We take out democracy, and the value of our vote, for granted. We consider our electoral system, relentlessly sold to emerging democracies as a model of fairness and integrity, to be beyond reproach. Our democratic institutions and those in power too. Canada's Chief Electoral Officer Marc Mayrand recently attributed the Etobicoke debacle to "procedural failures" and "technical irregularities." Even Wrzesnevskyj himself isn't alleging that fraud necessarily took place.

Anything but voter fraud!

The truth is: Canadian democracy got a black eye in Etobicoke Centre. Our electoral process got rigged the way elections have been rigged in Zimbabwe for 32 years. That's why there are parallels between Harare South and Etobicoke Centre. That's why we've got the robocall scandal. And prorogation of legislatures.

Elections Canada, the "independent" and "non-partisan" agency, has some explaining to do. In his ruling, Justice Lederer "found problems with the way that Elections Canada ran the election in Etobicoke Centre."

Wrzesnewskyj's case and the robocall scandal suggest that the government acquired its majority through a compromised electoral process. The case may become the beginning of the end of the Harper government majority. If the Supreme Court upholds the Ontario Superior Court's ruling, other defeated opposition MPs might follow Wrzesnewskyj's example and petition the courts. Obviously, the Tories aren't too thrilled about the prospect.

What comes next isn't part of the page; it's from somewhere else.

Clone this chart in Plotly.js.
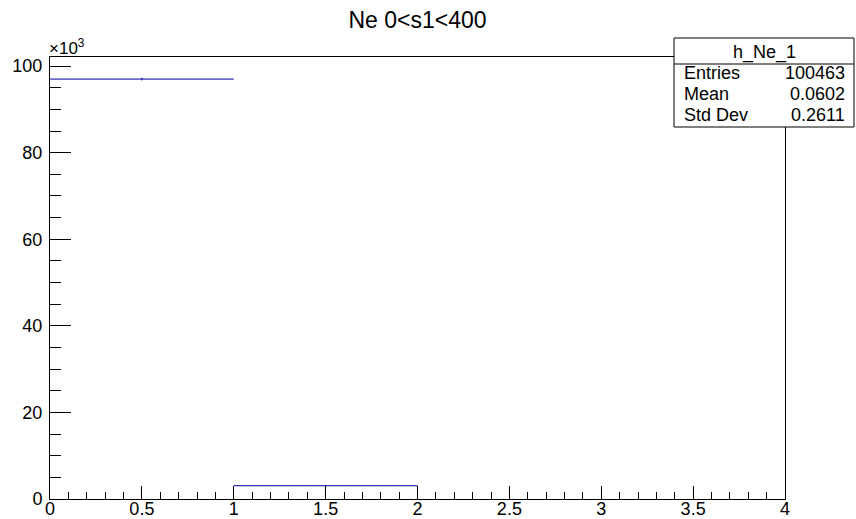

That's why the party filed multiple motions to dismiss a robocall scandal lawsuit filed before the Federal Court by nine Canadians supported by the Council of Canadians. That's why Opitz chose to appeal to the Supreme Court, instead of facing voters in a by-election.

By nullifying the result of the Etobicoke Centre election, Justice Lederer asked voters restore the integrity of our electoral system. So it should be!